■ Directions ■
Write out the data again exactly, skipping every picture.

■ Data provided ■
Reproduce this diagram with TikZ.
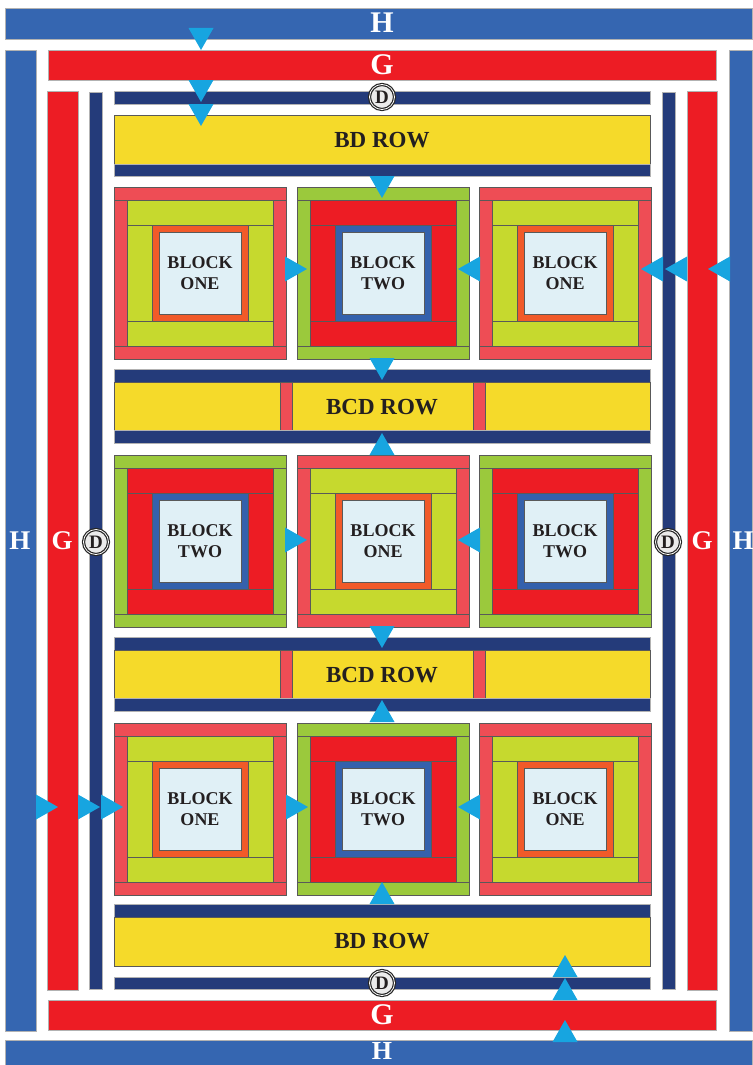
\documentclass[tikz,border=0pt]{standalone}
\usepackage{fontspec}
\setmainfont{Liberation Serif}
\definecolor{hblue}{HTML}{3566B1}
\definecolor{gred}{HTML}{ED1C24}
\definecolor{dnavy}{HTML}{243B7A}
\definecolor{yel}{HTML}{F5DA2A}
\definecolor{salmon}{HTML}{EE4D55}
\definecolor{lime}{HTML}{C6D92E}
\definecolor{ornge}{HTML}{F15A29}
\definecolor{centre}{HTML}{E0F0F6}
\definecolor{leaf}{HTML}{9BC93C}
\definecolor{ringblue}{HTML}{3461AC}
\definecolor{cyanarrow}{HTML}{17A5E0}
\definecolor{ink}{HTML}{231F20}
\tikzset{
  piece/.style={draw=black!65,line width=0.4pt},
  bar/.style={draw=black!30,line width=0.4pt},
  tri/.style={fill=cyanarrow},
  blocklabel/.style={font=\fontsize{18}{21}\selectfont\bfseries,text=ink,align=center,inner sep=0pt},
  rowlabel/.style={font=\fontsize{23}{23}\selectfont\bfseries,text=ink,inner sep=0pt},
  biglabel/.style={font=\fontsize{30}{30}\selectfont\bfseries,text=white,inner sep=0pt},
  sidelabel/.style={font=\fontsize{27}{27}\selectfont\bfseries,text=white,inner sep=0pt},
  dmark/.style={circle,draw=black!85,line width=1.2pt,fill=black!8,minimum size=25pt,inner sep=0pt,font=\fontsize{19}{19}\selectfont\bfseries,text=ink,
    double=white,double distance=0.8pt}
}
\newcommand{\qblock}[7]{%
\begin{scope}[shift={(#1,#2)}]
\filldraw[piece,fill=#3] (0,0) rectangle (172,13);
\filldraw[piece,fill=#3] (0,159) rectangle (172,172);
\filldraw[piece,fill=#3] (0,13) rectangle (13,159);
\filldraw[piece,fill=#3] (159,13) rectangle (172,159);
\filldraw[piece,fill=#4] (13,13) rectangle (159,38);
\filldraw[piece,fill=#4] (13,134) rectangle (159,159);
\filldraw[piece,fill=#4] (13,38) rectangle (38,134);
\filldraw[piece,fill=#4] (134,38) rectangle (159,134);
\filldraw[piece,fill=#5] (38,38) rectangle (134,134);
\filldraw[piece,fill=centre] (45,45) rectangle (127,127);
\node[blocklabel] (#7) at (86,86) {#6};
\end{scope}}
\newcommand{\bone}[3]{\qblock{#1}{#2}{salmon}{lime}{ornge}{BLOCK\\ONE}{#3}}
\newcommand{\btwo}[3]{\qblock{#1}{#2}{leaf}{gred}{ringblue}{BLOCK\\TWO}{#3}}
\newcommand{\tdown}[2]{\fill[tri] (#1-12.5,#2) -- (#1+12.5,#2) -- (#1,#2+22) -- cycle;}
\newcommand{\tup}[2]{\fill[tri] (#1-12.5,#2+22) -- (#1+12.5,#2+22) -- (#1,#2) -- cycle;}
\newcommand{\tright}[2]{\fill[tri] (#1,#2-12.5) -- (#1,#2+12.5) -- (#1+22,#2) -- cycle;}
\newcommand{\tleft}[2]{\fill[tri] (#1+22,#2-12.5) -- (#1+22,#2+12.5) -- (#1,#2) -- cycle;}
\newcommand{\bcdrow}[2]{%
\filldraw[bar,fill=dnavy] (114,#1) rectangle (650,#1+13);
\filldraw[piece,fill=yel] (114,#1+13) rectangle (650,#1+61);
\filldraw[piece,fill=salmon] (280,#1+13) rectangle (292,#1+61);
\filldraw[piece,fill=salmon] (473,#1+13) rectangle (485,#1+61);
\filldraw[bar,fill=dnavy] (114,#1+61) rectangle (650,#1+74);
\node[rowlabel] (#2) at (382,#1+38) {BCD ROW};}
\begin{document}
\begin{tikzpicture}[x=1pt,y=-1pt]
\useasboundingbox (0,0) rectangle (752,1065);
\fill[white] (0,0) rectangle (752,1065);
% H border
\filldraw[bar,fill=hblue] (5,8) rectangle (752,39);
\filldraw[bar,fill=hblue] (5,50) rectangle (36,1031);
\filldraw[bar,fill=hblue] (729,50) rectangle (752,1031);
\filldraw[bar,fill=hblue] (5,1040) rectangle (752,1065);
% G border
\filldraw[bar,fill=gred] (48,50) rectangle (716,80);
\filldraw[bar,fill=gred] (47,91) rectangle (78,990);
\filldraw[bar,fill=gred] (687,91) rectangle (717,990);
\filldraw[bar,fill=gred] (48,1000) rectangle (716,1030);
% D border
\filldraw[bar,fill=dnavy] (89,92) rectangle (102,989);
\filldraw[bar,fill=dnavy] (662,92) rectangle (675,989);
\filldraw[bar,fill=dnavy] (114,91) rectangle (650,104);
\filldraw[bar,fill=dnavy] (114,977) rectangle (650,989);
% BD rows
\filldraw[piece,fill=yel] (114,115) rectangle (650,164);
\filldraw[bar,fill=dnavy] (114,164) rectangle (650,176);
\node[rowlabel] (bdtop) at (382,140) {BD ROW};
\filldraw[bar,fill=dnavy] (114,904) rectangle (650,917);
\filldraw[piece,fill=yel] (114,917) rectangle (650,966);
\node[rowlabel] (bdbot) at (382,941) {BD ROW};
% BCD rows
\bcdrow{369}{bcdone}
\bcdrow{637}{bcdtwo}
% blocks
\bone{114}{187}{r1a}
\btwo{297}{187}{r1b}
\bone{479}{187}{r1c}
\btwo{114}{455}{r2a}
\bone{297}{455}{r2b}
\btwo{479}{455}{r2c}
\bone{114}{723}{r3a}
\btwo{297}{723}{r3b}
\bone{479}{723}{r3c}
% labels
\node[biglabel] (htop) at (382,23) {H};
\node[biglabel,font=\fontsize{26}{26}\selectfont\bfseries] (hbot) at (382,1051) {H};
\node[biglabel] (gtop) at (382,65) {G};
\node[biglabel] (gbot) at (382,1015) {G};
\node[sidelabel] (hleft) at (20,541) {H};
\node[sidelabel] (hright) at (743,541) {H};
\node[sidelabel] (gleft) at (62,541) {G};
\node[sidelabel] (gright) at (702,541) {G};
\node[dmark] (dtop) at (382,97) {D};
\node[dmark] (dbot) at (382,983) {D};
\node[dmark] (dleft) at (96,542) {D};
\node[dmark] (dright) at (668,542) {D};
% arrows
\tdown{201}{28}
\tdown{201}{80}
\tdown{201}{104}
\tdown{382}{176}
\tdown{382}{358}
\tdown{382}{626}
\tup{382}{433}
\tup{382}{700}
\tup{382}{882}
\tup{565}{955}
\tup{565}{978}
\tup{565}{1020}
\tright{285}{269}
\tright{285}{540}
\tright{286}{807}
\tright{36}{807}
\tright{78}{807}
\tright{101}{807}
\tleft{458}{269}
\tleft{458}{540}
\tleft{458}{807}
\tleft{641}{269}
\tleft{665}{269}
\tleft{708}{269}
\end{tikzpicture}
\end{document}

■ The response ■
Reproduce this diagram with TikZ.
\documentclass[tikz,border=0pt]{standalone}
\usepackage{fontspec}
\setmainfont{Liberation Serif}
\definecolor{hblue}{HTML}{3566B1}
\definecolor{gred}{HTML}{ED1C24}
\definecolor{dnavy}{HTML}{243B7A}
\definecolor{yel}{HTML}{F5DA2A}
\definecolor{salmon}{HTML}{EE4D55}
\definecolor{lime}{HTML}{C6D92E}
\definecolor{ornge}{HTML}{F15A29}
\definecolor{centre}{HTML}{E0F0F6}
\definecolor{leaf}{HTML}{9BC93C}
\definecolor{ringblue}{HTML}{3461AC}
\definecolor{cyanarrow}{HTML}{17A5E0}
\definecolor{ink}{HTML}{231F20}
\tikzset{
  piece/.style={draw=black!65,line width=0.4pt},
  bar/.style={draw=black!30,line width=0.4pt},
  tri/.style={fill=cyanarrow},
  blocklabel/.style={font=\fontsize{18}{21}\selectfont\bfseries,text=ink,align=center,inner sep=0pt},
  rowlabel/.style={font=\fontsize{23}{23}\selectfont\bfseries,text=ink,inner sep=0pt},
  biglabel/.style={font=\fontsize{30}{30}\selectfont\bfseries,text=white,inner sep=0pt},
  sidelabel/.style={font=\fontsize{27}{27}\selectfont\bfseries,text=white,inner sep=0pt},
  dmark/.style={circle,draw=black!85,line width=1.2pt,fill=black!8,minimum size=25pt,inner sep=0pt,font=\fontsize{19}{19}\selectfont\bfseries,text=ink,
    double=white,double distance=0.8pt}
}
\newcommand{\qblock}[7]{%
\begin{scope}[shift={(#1,#2)}]
\filldraw[piece,fill=#3] (0,0) rectangle (172,13);
\filldraw[piece,fill=#3] (0,159) rectangle (172,172);
\filldraw[piece,fill=#3] (0,13) rectangle (13,159);
\filldraw[piece,fill=#3] (159,13) rectangle (172,159);
\filldraw[piece,fill=#4] (13,13) rectangle (159,38);
\filldraw[piece,fill=#4] (13,134) rectangle (159,159);
\filldraw[piece,fill=#4] (13,38) rectangle (38,134);
\filldraw[piece,fill=#4] (134,38) rectangle (159,134);
\filldraw[piece,fill=#5] (38,38) rectangle (134,134);
\filldraw[piece,fill=centre] (45,45) rectangle (127,127);
\node[blocklabel] (#7) at (86,86) {#6};
\end{scope}}
\newcommand{\bone}[3]{\qblock{#1}{#2}{salmon}{lime}{ornge}{BLOCK\\ONE}{#3}}
\newcommand{\btwo}[3]{\qblock{#1}{#2}{leaf}{gred}{ringblue}{BLOCK\\TWO}{#3}}
\newcommand{\tdown}[2]{\fill[tri] (#1-12.5,#2) -- (#1+12.5,#2) -- (#1,#2+22) -- cycle;}
\newcommand{\tup}[2]{\fill[tri] (#1-12.5,#2+22) -- (#1+12.5,#2+22) -- (#1,#2) -- cycle;}
\newcommand{\tright}[2]{\fill[tri] (#1,#2-12.5) -- (#1,#2+12.5) -- (#1+22,#2) -- cycle;}
\newcommand{\tleft}[2]{\fill[tri] (#1+22,#2-12.5) -- (#1+22,#2+12.5) -- (#1,#2) -- cycle;}
\newcommand{\bcdrow}[2]{%
\filldraw[bar,fill=dnavy] (114,#1) rectangle (650,#1+13);
\filldraw[piece,fill=yel] (114,#1+13) rectangle (650,#1+61);
\filldraw[piece,fill=salmon] (280,#1+13) rectangle (292,#1+61);
\filldraw[piece,fill=salmon] (473,#1+13) rectangle (485,#1+61);
\filldraw[bar,fill=dnavy] (114,#1+61) rectangle (650,#1+74);
\node[rowlabel] (#2) at (382,#1+38) {BCD ROW};}
\begin{document}
\begin{tikzpicture}[x=1pt,y=-1pt]
\useasboundingbox (0,0) rectangle (752,1065);
\fill[white] (0,0) rectangle (752,1065);
% H border
\filldraw[bar,fill=hblue] (5,8) rectangle (752,39);
\filldraw[bar,fill=hblue] (5,50) rectangle (36,1031);
\filldraw[bar,fill=hblue] (729,50) rectangle (752,1031);
\filldraw[bar,fill=hblue] (5,1040) rectangle (752,1065);
% G border
\filldraw[bar,fill=gred] (48,50) rectangle (716,80);
\filldraw[bar,fill=gred] (47,91) rectangle (78,990);
\filldraw[bar,fill=gred] (687,91) rectangle (717,990);
\filldraw[bar,fill=gred] (48,1000) rectangle (716,1030);
% D border
\filldraw[bar,fill=dnavy] (89,92) rectangle (102,989);
\filldraw[bar,fill=dnavy] (662,92) rectangle (675,989);
\filldraw[bar,fill=dnavy] (114,91) rectangle (650,104);
\filldraw[bar,fill=dnavy] (114,977) rectangle (650,989);
% BD rows
\filldraw[piece,fill=yel] (114,115) rectangle (650,164);
\filldraw[bar,fill=dnavy] (114,164) rectangle (650,176);
\node[rowlabel] (bdtop) at (382,140) {BD ROW};
\filldraw[bar,fill=dnavy] (114,904) rectangle (650,917);
\filldraw[piece,fill=yel] (114,917) rectangle (650,966);
\node[rowlabel] (bdbot) at (382,941) {BD ROW};
% BCD rows
\bcdrow{369}{bcdone}
\bcdrow{637}{bcdtwo}
% blocks
\bone{114}{187}{r1a}
\btwo{297}{187}{r1b}
\bone{479}{187}{r1c}
\btwo{114}{455}{r2a}
\bone{297}{455}{r2b}
\btwo{479}{455}{r2c}
\bone{114}{723}{r3a}
\btwo{297}{723}{r3b}
\bone{479}{723}{r3c}
% labels
\node[biglabel] (htop) at (382,23) {H};
\node[biglabel,font=\fontsize{26}{26}\selectfont\bfseries] (hbot) at (382,1051) {H};
\node[biglabel] (gtop) at (382,65) {G};
\node[biglabel] (gbot) at (382,1015) {G};
\node[sidelabel] (hleft) at (20,541) {H};
\node[sidelabel] (hright) at (743,541) {H};
\node[sidelabel] (gleft) at (62,541) {G};
\node[sidelabel] (gright) at (702,541) {G};
\node[dmark] (dtop) at (382,97) {D};
\node[dmark] (dbot) at (382,983) {D};
\node[dmark] (dleft) at (96,542) {D};
\node[dmark] (dright) at (668,542) {D};
% arrows
\tdown{201}{28}
\tdown{201}{80}
\tdown{201}{104}
\tdown{382}{176}
\tdown{382}{358}
\tdown{382}{626}
\tup{382}{433}
\tup{382}{700}
\tup{382}{882}
\tup{565}{955}
\tup{565}{978}
\tup{565}{1020}
\tright{285}{269}
\tright{285}{540}
\tright{286}{807}
\tright{36}{807}
\tright{78}{807}
\tright{101}{807}
\tleft{458}{269}
\tleft{458}{540}
\tleft{458}{807}
\tleft{641}{269}
\tleft{665}{269}
\tleft{708}{269}
\end{tikzpicture}
\end{document}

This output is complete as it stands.